Language conventions seem to change more quickly than social ones; we might have trouble getting a meaning from a word, but we need few footnotes or exegeses to help us understand who the character is.

In addition, we have an additional dimension of insight into the character, thanks to his or her choice of story to tell as a pastime on the long trek from The Tabard Inn in London to the Canterbury Cathedral, somewhat to the east.  You thought none of these things as you read the tales for the first few times; the insights began to come as your own awareness of figurative things,of implications and inferences.

You've answered the why question any number of times.  These last weeks, you've been answering interviews relative to your new collection of short stories, reminding yourself as you answer questions from others that you write in order to discover.  There was, in fact, a time when this meant you wrote only one or two drafts, because you'd discovered what you were after, which was a conventional wisdom type of closure.
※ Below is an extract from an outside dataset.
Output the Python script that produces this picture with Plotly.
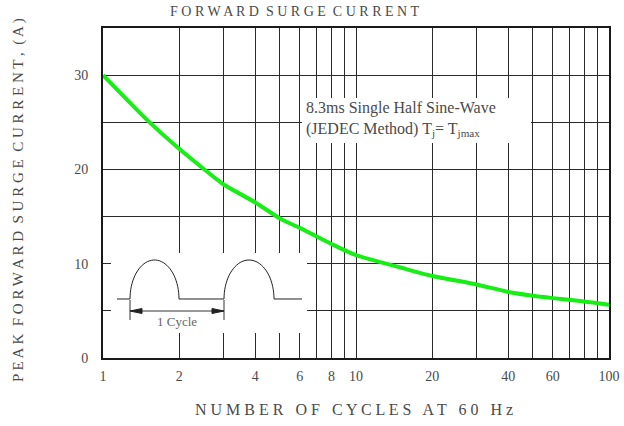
import numpy as np
import plotly.graph_objects as go

# ---- data ----
cycles = [1, 1.5, 2, 3, 4, 5, 6, 8, 10, 15, 20, 30, 40, 50, 60, 80, 100]
current = [30, 25.2, 22.2, 18.4, 16.5, 14.8, 13.8, 12.1, 10.9, 9.6, 8.7, 7.8, 7.0, 6.6, 6.35, 6.0, 5.65]

x_ticks = [1, 2, 4, 6, 8, 10, 20, 40, 60, 100]
x_minor = [3, 5, 7, 9, 30, 50, 70, 80, 90]
y_ticks = [0, 10, 20, 30]
y_minor = [5, 15, 25]

title_text = "FORWARD SURGE CURRENT"
x_title = "NUMBER OF CYCLES AT 60 Hz"
y_title = "PEAK FORWARD SURGE CURRENT, (A)"
note_1 = "8.3ms Single Half Sine-Wave"
note_2 = "(JEDEC Method) T<sub>j</sub>= T<sub>jmax</sub>"
cycle_label = "1 Cycle"

W, H = 624, 426
ML, MR, MT, MB = 103, 15, 28, 68
PW, PH = W - ML - MR, H - MT - MB
FONT = "Liberation Serif"
TXT = "#4a4a4a"
GRID = "#2a2a2a"


def spaced(s, gap="   "):
    return gap.join(" ".join(w) for w in s.split(" "))


def px(x):
    return (x - ML) / PW


def py(y):
    return (MT + PH - y) / PH


fig = go.Figure()
fig.add_trace(go.Scatter(
    x=cycles, y=current, mode="lines",
    line=dict(color="#16ee16", width=4, shape="spline", smoothing=0.5),
    hoverinfo="skip", showlegend=False,
))

shapes = []
# white boxes that interrupt the grid
for (x0, y0, x1, y1) in [(302, 98, 531, 143), (111, 253, 307, 333)]:
    shapes.append(dict(type="rect", xref="paper", yref="paper",
                       x0=px(x0), x1=px(x1), y0=py(y1), y1=py(y0),
                       fillcolor="white", line=dict(width=0), layer="above"))

# inset waveform
base, peak = 299, 260
path = "M %f,%f L %f,%f " % (px(117), py(base), px(130), py(base))
for (a, b, nxt) in [(130, 179, 224), (224, 274, 302)]:
    for t in np.linspace(0, np.pi, 40):
        xx = a + (b - a) * (1 - np.cos(t)) / 2
        yy = base - (base - peak) * np.sin(t)
        path += "L %f,%f " % (px(xx), py(yy))
    path += "L %f,%f " % (px(nxt), py(base))
shapes.append(dict(type="path", xref="paper", yref="paper", path=path,
                   line=dict(color="#222", width=1), layer="above"))
# cycle dimension line
shapes.append(dict(type="line", xref="paper", yref="paper",
                   x0=px(130), x1=px(224), y0=py(311), y1=py(311),
                   line=dict(color="#333", width=1), layer="above"))
for xv in (130, 224):
    shapes.append(dict(type="line", xref="paper", yref="paper",
                       x0=px(xv), x1=px(xv), y0=py(300), y1=py(320),
                       line=dict(color="#333", width=1), layer="above"))
for (tip, back) in [(130, 142), (224, 212)]:
    tri = "M %f,%f L %f,%f L %f,%f Z" % (px(tip), py(311), px(back), py(308.5), px(back), py(313.5))
    shapes.append(dict(type="path", xref="paper", yref="paper", path=tri,
                       fillcolor="#222", line=dict(color="#222", width=1), layer="above"))

annotations = [
    dict(text=spaced(title_text, "  "), xref="paper", yref="paper", x=px(294), y=py(11),
         showarrow=False, font=dict(family=FONT, size=14, color=TXT), xanchor="center", yanchor="middle"),
    dict(text=spaced(x_title), xref="paper", yref="paper", x=px(354), y=py(410),
         showarrow=False, font=dict(family=FONT, size=16, color=TXT), xanchor="center", yanchor="middle"),
    dict(text=spaced(y_title, "  "), xref="paper", yref="paper", x=px(18), y=py(200),
         showarrow=False, textangle=-90, font=dict(family=FONT, size=15, color=TXT),
         xanchor="center", yanchor="middle"),
    dict(text=note_1, xref="paper", yref="paper", x=px(304), y=py(108),
         showarrow=False, font=dict(family=FONT, size=16, color=TXT), xanchor="left", yanchor="middle"),
    dict(text=note_2, xref="paper", yref="paper", x=px(304), y=py(129),
         showarrow=False, font=dict(family=FONT, size=16, color=TXT), xanchor="left", yanchor="middle"),
    dict(text=cycle_label, xref="paper", yref="paper", x=px(177), y=py(321),
         showarrow=False, font=dict(family=FONT, size=13, color="#666"), xanchor="center", yanchor="middle"),
]

fig.update_layout(
    width=W, height=H, margin=dict(l=ML, r=MR, t=MT, b=MB, autoexpand=False),
    paper_bgcolor="white", plot_bgcolor="white",
    shapes=shapes, annotations=annotations, showlegend=False,
    font=dict(family=FONT, size=14, color=TXT),
)
fig.update_xaxes(type="log", range=[0, 2], tickmode="array", tickvals=x_ticks,
                 ticktext=[str(v) for v in x_ticks],
                 minor=dict(tickmode="array", tickvals=x_minor, showgrid=True,
                            gridcolor=GRID, gridwidth=1.3, ticks=""),
                 showgrid=True, gridcolor=GRID, gridwidth=1.3, zeroline=False,
                 showline=True, mirror=True, linecolor="#1a1a1a", linewidth=2,
                 ticks="", ticklabelstandoff=4, automargin=False, tickangle=0,
                 tickfont=dict(family=FONT, size=14, color=TXT))
fig.update_yaxes(range=[0, 35], tickmode="array", tickvals=y_ticks,
                 ticktext=[str(v) for v in y_ticks],
                 minor=dict(tickmode="array", tickvals=y_minor, showgrid=True,
                            gridcolor=GRID, gridwidth=1.3, ticks=""),
                 showgrid=True, gridcolor=GRID, gridwidth=1.3, zeroline=False,
                 showline=True, mirror=True, linecolor="#1a1a1a", linewidth=2,
                 ticks="", ticklabelstandoff=10, automargin=False,
                 tickfont=dict(family=FONT, size=14, color=TXT))

fig.write_html("out.html", config={"displayModeBar": False},
               post_script="document.body.style.margin='0px';")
Now, you write many more drafts because your tolerance for conventional wisdom type endings has all but evaporated.  Thus you write to discover.  Then you revise to work in ways that you hope will help convey your vision to a great many others.

A favored story illustrative of the way writing to discover works is the one told you by Ernie Harburg of his famed, lyric-writing father, E. Y. "Yip" Harburg.  One day, the elder Harburg was challenged by an insistent newspaper reporter to explain how it was he could have written such a memorable song as "April in Paris" without ever having been there.

Harburg drew himself up, began to shake his index finger at the reporter.  "Listen, kid,"  he is reported to have said, "I've never been over the rainbow, either."

You gather all the facts you can, ingest them, then set about the routines you have devised for working your craft.  One day, maybe soon, maybe not, your inner process will deliver the results.  Then you will be "there;" you'll know how much you know, and you will at that time understand how much more, if any, you will need to ingest and how much,if any, you will need to eliminate.